NEW YORK — McDonald's says a global sales figure fell 2.5 percent in July, dragged down by persistent weakness in the U.S. and a food safety scandal in China.
The world's biggest hamburger chain said Friday that the decline included a 3.2 percent drop in the U.S. and a 7.3 percent drop in the unit encompassing Asia, the Middle East and Africa.
The results reflect what is likely to be just the beginnings of the fallout from a Chinese food scandal late last month. A TV report at the time showed workers at one of McDonald's longtime suppliers, OSI Group, repacking expired meat. McDonald's stopped using supplies from the plant in Shanghai, which left many of its restaurants unable to serve Big Macs, Chicken McNuggets and other items.
The company has been working with other OSI plants to restore supplies to the affected restaurants. Still, sales are likely to continue suffering given the sensitivities around food safety in China. Yum Brands, which owns KFC and Pizza Hut, says it did not rely as heavily OSI and quickly cut ties with the company. But it has nevertheless seen its sales battered as well.
McDonald's Corp., which has more than 35,000 locations around the world, warned in a regulatory filing earlier this week that the scandal puts its global sales forecast for 2014 "at risk." It had previously said it expects sales to be "relatively flat."
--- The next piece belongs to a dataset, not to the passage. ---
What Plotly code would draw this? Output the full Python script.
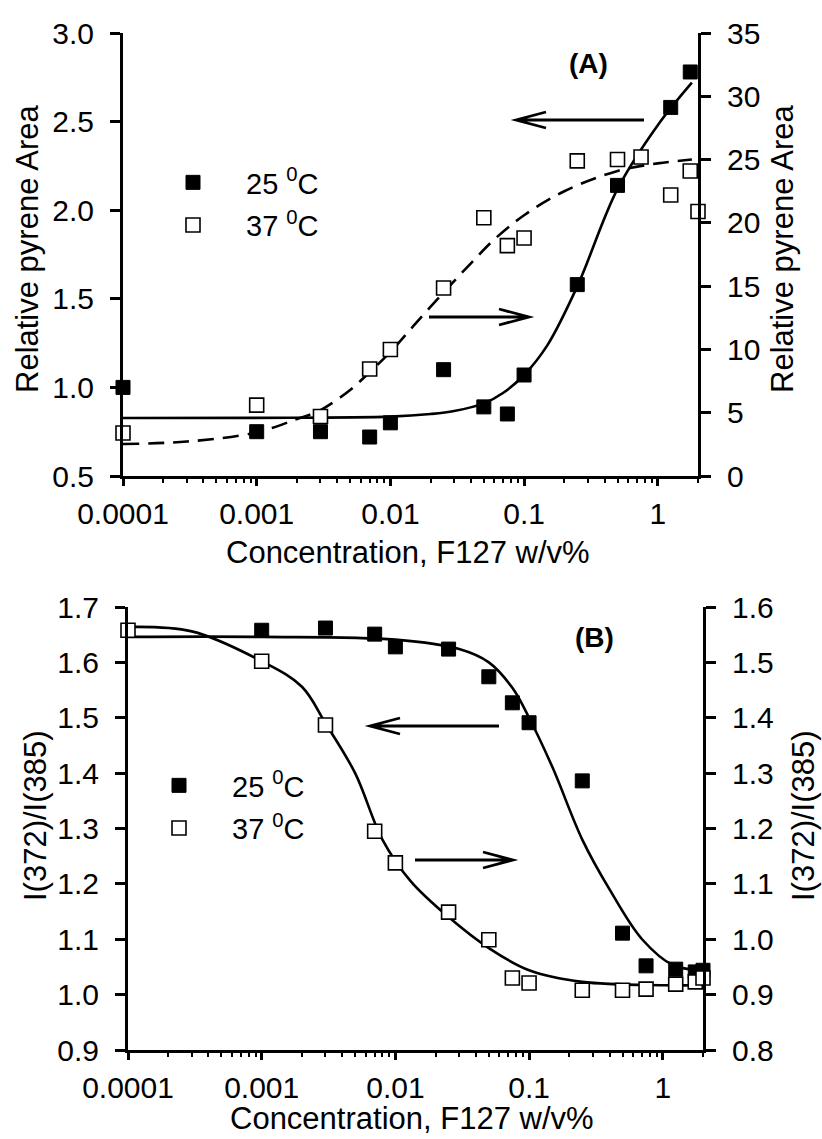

Back in the U.S., McDonald's has failed to boost sales since October amid intensifying competition and shifting eating habits. The decline in July also came despite its sponsorship of the World Cup.
Part of the problem is that chains like Chipotle are gaining favor by touting more wholesome ingredients and the ability to customize food. McDonald's is trying to adapt on multiple fronts, including a "Build-Your-Own-Burger" test in Southern California and a new Bacon Clubhouse burger that is positioned as more of a premium offering at $5 or $6.
McDonald's CEO Don Thompson has also noted that the company's lower-income customers are struggling more financially, making it difficult to convince them to eat out.
Thompson has also said McDonald's complicated its menu and slowed down service by introducing too many items too quickly. He said the company is working on getting the basics rights — such as improving service.
The one bright spot in July was Europe, where sales at established locations edged up 0.5 percent.
McDonald's shares slipped 41 cents to $92.90 in premarket trading Friday about 15 minutes before the market open.